Shares opened nearly 5% higher on Tuesday following the company’s earnings announcement, although the gains were pared somewhat in early trading. What happened to the doom and gloom? Let’s take a look.
Solid numbers yet again
Express Scripts reported fourth-quarter earnings of $504.1 million, up from $290.4 million in the same quarter of 2011. Those numbers reflect $0.61 and $0.59 per diluted share, respectively. The company reported adjusted earnings of $1.05 per share, slightly better than the average analyst expectation of $1.04 per share compiled by Thomson Financial Network. Fourth-quarter revenue came in at $27.4 billion, up from $12.1 billion year-over-year.
For the full year, Express Scripts announced earnings of $1.31 billion, or $1.76 per diluted share. That compares to 2011 earnings of $1.28 billion, or $2.53 per diluted share. Full-year revenue for 2012 was $93.9 billion versus $46.1 billion in 2011.
All comparisons between 2012 and 2011, whether for the fourth quarter or for the full year, were affected by the acquisition of Medco in 2012. The numbers that looked much better in 2012 — and much worse — directly resulted from the integration of the two companies.
Doomsayer to boomsayer?
The fourth-quarter numbers were good, but what really fired up the market was Express Scripts’ outlook for 2013. The company provided adjusted earnings guidance of $4.20 to $4.30 per share, reflecting up to 15% growth over 2012. Analysts were expecting earnings at the low end of that range.

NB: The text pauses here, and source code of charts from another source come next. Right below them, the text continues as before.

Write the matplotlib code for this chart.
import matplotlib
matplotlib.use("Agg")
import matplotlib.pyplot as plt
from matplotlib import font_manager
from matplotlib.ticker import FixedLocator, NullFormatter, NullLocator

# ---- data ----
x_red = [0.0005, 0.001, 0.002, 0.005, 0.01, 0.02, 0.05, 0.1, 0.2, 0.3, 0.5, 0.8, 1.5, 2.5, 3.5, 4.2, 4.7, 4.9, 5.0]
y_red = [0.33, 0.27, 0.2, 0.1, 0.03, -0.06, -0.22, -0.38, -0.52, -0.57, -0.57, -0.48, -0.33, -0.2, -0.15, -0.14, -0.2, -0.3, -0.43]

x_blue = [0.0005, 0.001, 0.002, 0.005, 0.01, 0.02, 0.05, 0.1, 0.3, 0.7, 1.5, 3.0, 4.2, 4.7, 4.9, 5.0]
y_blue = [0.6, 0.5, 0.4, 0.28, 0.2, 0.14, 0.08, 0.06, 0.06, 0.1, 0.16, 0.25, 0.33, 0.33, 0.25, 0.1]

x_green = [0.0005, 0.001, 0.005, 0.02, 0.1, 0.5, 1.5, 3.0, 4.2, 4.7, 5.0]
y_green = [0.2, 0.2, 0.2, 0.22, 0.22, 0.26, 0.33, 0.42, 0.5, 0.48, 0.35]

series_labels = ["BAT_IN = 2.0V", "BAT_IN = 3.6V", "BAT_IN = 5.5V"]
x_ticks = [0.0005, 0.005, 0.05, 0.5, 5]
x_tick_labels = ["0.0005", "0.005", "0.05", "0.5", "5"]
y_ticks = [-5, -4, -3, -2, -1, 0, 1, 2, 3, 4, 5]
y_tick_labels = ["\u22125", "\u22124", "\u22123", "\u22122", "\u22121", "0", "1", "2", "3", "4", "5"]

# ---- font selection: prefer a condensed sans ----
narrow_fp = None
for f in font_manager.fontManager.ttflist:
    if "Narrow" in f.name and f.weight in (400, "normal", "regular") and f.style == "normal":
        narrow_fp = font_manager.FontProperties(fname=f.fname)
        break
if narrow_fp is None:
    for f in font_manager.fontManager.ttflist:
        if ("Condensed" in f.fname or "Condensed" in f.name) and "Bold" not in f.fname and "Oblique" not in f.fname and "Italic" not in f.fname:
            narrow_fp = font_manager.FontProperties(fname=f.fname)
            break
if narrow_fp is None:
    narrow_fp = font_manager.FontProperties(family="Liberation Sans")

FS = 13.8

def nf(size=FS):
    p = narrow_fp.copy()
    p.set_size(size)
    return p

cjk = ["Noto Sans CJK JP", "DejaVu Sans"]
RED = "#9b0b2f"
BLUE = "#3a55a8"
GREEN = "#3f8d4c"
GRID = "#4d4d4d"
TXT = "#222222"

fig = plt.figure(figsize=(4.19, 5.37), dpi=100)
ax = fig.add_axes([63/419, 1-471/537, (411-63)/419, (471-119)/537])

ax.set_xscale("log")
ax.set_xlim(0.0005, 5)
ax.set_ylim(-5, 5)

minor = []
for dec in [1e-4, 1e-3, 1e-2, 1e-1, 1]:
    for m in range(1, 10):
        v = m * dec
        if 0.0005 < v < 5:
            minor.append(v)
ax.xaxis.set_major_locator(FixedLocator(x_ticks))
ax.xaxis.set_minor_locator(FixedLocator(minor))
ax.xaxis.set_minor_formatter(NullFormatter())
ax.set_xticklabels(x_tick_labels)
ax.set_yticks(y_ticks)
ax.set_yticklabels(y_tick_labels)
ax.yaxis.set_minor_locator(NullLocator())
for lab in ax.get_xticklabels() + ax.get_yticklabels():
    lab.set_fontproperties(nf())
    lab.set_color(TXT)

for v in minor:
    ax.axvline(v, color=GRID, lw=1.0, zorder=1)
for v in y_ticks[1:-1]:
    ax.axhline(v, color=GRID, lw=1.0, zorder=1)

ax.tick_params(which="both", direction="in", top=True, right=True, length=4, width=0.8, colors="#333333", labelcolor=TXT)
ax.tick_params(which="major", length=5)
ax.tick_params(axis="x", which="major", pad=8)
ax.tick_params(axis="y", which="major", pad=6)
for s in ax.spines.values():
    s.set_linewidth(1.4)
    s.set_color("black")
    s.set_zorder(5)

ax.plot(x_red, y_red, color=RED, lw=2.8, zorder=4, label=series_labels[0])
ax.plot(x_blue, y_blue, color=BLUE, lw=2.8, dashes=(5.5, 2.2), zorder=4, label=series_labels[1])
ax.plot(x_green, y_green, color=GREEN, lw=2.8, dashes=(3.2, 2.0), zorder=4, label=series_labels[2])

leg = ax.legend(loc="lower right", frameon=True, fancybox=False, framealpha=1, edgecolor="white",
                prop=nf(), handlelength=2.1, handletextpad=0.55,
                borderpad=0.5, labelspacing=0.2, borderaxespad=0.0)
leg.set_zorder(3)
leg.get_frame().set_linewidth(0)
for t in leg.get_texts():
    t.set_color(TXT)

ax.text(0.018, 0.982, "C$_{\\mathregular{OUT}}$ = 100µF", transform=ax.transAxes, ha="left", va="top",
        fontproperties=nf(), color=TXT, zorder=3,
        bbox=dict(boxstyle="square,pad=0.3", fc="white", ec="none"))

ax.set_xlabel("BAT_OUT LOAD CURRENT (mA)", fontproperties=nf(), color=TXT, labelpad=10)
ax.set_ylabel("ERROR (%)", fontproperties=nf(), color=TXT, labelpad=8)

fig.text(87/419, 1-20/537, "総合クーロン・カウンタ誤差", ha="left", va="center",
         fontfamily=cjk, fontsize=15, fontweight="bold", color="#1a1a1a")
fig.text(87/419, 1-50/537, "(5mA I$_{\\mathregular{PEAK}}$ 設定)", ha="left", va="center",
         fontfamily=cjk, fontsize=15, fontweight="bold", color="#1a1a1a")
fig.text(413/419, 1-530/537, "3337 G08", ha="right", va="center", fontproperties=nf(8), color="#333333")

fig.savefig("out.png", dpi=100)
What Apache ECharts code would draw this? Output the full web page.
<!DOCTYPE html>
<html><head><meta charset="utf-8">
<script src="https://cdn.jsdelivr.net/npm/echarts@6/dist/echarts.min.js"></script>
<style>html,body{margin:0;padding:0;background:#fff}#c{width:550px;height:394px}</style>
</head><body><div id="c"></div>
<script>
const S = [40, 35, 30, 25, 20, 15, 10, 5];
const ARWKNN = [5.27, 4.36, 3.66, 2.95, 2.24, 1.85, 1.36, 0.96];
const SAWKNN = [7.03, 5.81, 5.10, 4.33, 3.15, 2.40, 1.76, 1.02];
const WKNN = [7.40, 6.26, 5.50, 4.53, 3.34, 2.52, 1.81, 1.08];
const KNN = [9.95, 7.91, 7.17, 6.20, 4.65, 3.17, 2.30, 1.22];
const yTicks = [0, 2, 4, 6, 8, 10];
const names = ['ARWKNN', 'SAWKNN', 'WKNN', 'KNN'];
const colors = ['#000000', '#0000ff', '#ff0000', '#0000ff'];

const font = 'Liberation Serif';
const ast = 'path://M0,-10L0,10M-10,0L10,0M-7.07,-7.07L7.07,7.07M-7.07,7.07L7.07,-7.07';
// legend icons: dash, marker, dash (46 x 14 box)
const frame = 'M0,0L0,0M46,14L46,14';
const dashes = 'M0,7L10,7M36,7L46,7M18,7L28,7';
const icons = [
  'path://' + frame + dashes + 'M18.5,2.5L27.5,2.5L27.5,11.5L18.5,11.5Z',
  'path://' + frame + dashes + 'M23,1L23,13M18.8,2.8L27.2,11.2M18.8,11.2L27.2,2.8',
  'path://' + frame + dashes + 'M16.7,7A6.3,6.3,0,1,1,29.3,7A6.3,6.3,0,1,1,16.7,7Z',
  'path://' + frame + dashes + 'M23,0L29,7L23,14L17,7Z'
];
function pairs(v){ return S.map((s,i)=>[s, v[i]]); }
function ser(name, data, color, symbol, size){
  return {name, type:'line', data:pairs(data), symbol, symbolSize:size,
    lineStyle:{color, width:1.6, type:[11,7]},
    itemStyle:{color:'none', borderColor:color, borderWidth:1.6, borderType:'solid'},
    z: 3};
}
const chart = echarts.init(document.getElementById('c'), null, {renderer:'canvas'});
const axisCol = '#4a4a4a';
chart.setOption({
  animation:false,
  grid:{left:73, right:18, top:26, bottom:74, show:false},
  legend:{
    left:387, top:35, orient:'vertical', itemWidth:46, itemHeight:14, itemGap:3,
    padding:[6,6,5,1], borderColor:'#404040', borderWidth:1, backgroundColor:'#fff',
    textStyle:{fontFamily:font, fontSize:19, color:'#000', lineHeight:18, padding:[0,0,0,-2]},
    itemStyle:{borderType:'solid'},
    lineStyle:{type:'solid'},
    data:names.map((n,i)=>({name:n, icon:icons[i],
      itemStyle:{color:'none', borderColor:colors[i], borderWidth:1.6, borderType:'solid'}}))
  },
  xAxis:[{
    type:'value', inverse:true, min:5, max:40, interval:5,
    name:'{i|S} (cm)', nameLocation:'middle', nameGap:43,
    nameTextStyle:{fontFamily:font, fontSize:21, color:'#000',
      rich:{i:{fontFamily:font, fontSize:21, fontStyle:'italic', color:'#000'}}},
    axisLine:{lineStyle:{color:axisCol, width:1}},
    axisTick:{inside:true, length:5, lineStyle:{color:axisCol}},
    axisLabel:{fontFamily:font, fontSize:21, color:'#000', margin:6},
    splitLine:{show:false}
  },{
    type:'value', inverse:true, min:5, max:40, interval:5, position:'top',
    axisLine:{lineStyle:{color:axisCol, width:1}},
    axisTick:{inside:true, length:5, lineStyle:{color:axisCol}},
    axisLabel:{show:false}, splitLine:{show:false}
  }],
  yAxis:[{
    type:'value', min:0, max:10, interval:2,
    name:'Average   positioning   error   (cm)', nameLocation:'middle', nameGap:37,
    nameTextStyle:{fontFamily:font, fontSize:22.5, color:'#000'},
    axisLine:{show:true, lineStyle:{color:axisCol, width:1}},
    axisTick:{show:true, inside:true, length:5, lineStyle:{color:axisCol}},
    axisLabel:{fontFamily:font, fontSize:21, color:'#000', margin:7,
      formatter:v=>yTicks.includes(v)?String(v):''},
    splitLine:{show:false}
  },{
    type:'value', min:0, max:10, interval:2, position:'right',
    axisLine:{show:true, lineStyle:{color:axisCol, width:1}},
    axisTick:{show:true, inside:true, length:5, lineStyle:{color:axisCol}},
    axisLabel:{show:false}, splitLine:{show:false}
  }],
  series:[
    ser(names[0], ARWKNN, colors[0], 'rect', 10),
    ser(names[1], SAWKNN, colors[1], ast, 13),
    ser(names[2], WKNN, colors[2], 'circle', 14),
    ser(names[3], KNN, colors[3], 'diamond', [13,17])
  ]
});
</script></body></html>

Last quarter, George Paz stated that many of the company’s clients had “unprecedented concern” about the economy. He went on to say that analysts’ estimates for Express Scripts’ 2013 earnings were “overly agressive.” Now, he gives earnings guidance higher than what analysts were expecting. His comments on the earnings call Tuesday were that he and the management team “are bullish on the PBM industry” and “confident of our position in the rapidly changing health care environment.”
Was Paz just pulling the old college football trick of poor-mouthing a few months ago? Maybe, but I don’t think so. I suspect he was simply relaying what he believed based on feedback he was hearing at the time. UnitedHealth Group Inc. (NYSE:UNH) CFO David Wichmann stated in January that his company expected high unemployment levels to persist and result in lower revenue for its commercial business. Wichmann’s concerns weren’t too different than the ones Paz voiced.